# [STATED PROBLEM]
Take the line containing "Emit a LaTeX", the line containing "(0,0) rectangle (1878,810);", and all lines between them, and transcribe them exactly. Leave out pictures.

# [EXTRACTED ENTRIES]

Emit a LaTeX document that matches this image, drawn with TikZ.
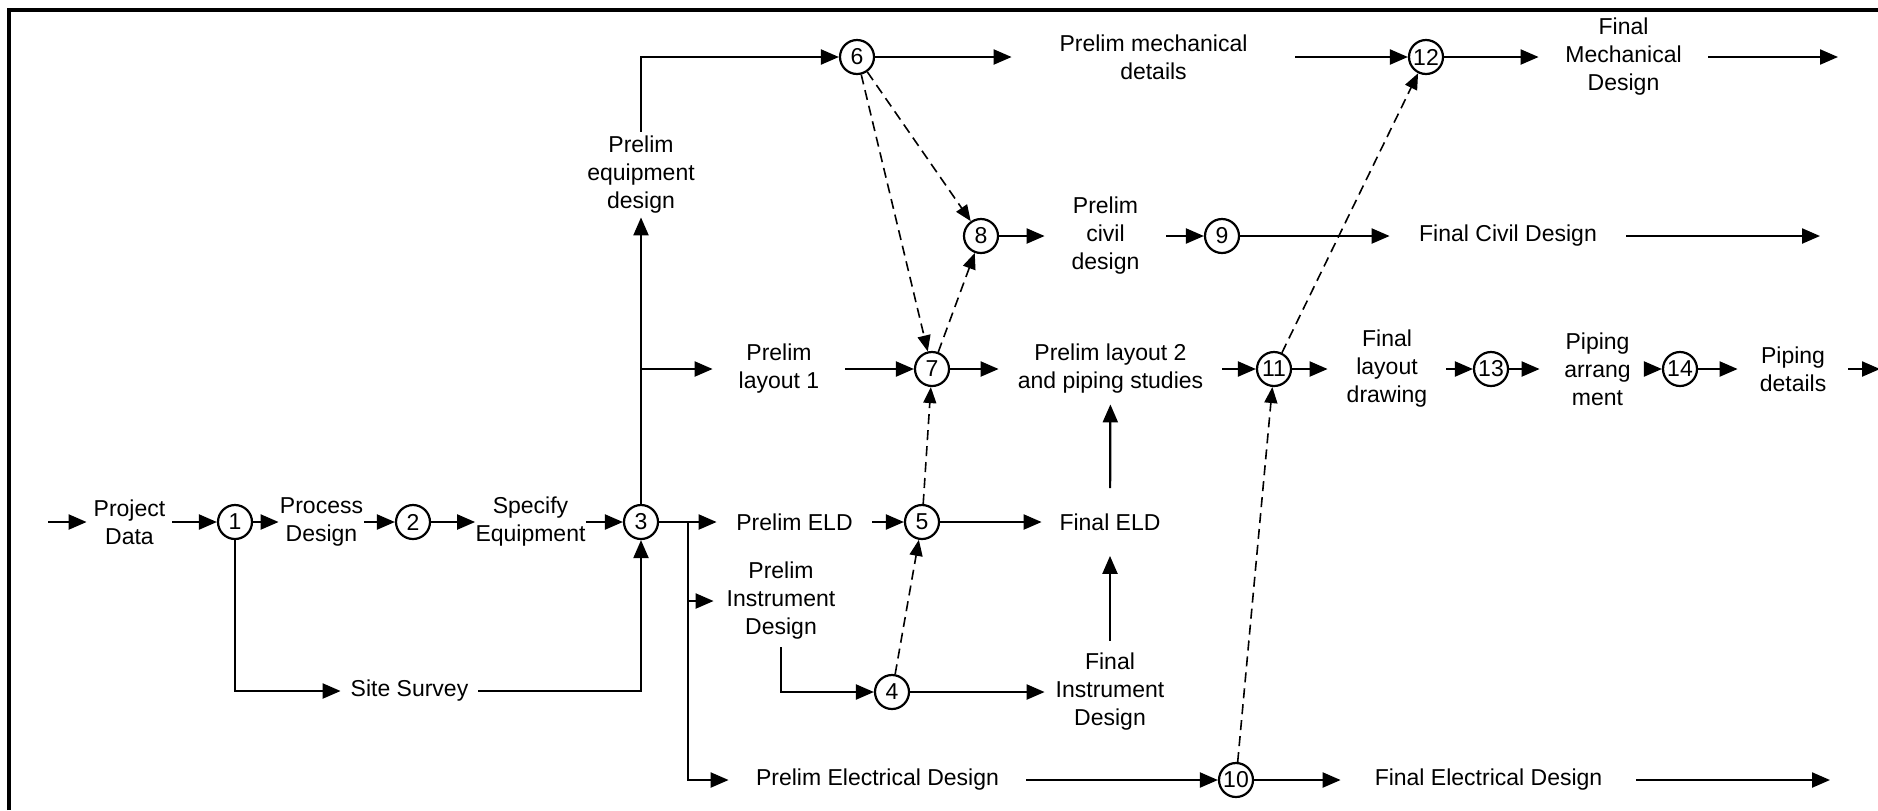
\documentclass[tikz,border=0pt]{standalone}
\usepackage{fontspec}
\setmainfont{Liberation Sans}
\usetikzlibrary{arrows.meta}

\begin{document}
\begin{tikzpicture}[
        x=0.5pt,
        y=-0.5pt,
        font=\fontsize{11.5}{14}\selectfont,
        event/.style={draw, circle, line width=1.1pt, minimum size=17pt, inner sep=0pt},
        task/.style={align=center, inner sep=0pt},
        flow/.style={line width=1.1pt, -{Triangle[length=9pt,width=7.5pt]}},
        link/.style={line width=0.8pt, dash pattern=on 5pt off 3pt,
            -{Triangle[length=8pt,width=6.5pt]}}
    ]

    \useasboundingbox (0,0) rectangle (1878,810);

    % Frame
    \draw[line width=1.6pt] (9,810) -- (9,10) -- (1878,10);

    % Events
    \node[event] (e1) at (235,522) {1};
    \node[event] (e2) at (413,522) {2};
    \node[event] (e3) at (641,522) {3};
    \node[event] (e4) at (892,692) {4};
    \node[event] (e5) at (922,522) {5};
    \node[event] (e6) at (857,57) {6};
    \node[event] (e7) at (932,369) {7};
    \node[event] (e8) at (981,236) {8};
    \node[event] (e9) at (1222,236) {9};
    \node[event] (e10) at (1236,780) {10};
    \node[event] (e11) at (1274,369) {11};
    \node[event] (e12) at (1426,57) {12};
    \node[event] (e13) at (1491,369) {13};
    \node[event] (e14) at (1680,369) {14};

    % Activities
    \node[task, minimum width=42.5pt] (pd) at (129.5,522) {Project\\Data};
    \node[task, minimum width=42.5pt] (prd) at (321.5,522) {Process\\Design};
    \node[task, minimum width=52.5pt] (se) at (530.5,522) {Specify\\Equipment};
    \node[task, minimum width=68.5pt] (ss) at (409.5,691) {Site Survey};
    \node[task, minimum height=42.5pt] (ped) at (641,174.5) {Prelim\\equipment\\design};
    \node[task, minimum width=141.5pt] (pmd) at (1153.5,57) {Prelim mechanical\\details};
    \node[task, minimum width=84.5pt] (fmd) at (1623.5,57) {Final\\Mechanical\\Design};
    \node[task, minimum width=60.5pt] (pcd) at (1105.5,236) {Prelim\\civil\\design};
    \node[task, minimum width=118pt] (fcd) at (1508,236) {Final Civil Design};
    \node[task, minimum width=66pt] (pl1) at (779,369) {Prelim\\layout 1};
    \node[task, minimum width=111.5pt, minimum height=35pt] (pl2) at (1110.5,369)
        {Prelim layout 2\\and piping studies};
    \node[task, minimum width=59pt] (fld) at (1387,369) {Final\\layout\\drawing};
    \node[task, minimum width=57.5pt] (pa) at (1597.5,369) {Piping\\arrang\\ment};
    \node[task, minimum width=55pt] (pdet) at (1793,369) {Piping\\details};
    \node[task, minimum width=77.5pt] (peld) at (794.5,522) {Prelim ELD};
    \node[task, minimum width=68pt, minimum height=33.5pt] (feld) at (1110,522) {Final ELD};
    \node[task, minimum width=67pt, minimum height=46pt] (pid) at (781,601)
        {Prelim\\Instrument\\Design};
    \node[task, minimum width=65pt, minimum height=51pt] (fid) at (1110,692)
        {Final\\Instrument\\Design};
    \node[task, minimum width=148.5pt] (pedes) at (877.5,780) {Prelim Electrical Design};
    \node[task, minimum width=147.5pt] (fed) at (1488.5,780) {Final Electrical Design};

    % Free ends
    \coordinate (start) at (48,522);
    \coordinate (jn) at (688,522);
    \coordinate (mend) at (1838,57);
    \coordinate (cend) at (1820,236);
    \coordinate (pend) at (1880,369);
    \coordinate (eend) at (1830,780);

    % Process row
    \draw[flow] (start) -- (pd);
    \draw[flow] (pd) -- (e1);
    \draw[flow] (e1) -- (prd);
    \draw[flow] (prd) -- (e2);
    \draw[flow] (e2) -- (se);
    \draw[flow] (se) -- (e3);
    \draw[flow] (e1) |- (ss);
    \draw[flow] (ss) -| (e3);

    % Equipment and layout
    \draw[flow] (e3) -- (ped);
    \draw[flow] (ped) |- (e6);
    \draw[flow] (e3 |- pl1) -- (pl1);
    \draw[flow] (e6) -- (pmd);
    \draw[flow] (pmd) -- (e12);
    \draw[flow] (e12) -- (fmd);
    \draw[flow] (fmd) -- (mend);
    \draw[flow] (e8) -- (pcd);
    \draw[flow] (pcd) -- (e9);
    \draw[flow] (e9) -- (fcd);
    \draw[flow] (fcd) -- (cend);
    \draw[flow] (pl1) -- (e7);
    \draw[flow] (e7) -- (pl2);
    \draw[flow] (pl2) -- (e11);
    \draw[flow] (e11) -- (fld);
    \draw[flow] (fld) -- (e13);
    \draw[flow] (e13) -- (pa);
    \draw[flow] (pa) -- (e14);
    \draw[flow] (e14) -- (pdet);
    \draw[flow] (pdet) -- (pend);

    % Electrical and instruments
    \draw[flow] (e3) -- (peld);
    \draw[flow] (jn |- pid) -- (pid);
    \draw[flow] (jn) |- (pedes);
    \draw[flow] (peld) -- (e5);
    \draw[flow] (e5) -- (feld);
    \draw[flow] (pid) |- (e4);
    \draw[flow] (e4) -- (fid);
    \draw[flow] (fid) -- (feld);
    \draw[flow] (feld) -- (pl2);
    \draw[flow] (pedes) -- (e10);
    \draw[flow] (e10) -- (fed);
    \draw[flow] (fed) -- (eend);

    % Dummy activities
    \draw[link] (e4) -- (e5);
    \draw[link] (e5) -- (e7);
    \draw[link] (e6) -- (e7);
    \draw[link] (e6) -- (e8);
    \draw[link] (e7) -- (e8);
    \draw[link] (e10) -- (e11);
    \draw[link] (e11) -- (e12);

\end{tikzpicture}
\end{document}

* * *

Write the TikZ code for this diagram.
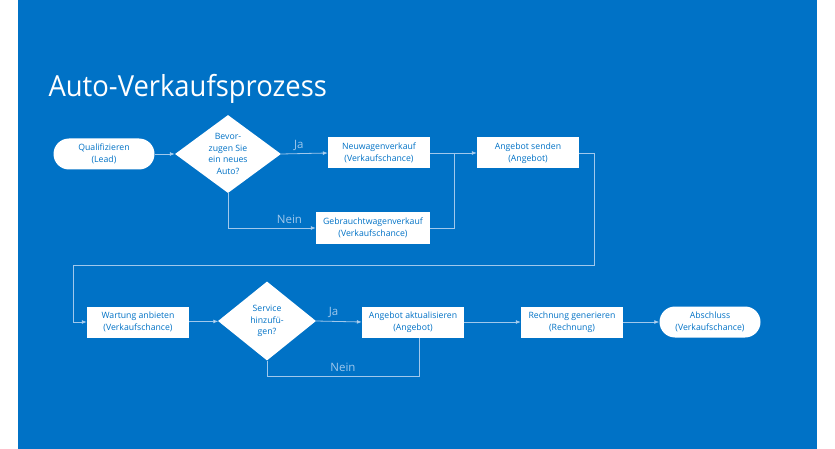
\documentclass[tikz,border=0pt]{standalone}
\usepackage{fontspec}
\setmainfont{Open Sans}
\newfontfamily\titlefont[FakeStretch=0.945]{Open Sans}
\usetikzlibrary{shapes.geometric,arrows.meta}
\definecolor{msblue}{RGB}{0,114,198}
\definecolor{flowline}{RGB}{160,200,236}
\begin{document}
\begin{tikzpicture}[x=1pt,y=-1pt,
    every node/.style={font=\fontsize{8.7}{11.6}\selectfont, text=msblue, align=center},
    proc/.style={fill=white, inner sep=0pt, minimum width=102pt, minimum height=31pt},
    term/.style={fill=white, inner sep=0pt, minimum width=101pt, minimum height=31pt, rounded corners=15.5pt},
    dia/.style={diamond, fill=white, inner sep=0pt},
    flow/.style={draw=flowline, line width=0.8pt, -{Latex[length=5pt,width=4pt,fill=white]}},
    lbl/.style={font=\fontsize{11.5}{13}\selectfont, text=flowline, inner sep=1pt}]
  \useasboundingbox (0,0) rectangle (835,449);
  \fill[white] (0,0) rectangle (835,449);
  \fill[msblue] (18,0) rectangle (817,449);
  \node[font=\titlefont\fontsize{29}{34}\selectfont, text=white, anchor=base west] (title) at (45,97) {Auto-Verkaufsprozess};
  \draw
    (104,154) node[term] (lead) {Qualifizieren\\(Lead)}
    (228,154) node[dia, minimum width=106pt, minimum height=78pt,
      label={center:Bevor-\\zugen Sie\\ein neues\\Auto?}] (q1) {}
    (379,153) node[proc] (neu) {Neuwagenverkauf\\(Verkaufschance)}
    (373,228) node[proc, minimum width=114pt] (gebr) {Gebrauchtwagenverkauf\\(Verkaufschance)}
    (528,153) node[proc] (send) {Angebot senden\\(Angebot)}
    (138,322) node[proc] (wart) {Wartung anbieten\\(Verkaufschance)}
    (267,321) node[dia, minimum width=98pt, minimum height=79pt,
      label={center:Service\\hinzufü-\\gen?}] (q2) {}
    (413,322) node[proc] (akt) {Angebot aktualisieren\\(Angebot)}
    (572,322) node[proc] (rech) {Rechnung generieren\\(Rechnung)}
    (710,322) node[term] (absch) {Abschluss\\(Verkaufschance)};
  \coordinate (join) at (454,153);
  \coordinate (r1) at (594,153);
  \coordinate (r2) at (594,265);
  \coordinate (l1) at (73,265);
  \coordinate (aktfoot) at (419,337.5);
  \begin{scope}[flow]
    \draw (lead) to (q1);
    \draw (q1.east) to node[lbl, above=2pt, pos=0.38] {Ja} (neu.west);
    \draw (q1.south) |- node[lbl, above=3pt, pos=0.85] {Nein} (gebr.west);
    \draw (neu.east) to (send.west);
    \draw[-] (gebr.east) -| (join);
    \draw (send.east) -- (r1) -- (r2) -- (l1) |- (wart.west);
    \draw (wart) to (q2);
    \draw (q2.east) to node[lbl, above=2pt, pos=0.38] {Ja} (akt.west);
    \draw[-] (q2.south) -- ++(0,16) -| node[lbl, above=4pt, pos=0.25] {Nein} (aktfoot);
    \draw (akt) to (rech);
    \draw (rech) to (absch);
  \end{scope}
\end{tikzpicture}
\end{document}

# [REPLY]
Emit a LaTeX document that matches this image, drawn with TikZ.
\documentclass[tikz,border=0pt]{standalone}
\usepackage{fontspec}
\setmainfont{Liberation Sans}
\usetikzlibrary{arrows.meta}

\begin{document}
\begin{tikzpicture}[
        x=0.5pt,
        y=-0.5pt,
        font=\fontsize{11.5}{14}\selectfont,
        event/.style={draw, circle, line width=1.1pt, minimum size=17pt, inner sep=0pt},
        task/.style={align=center, inner sep=0pt},
        flow/.style={line width=1.1pt, -{Triangle[length=9pt,width=7.5pt]}},
        link/.style={line width=0.8pt, dash pattern=on 5pt off 3pt,
            -{Triangle[length=8pt,width=6.5pt]}}
    ]

    \useasboundingbox (0,0) rectangle (1878,810);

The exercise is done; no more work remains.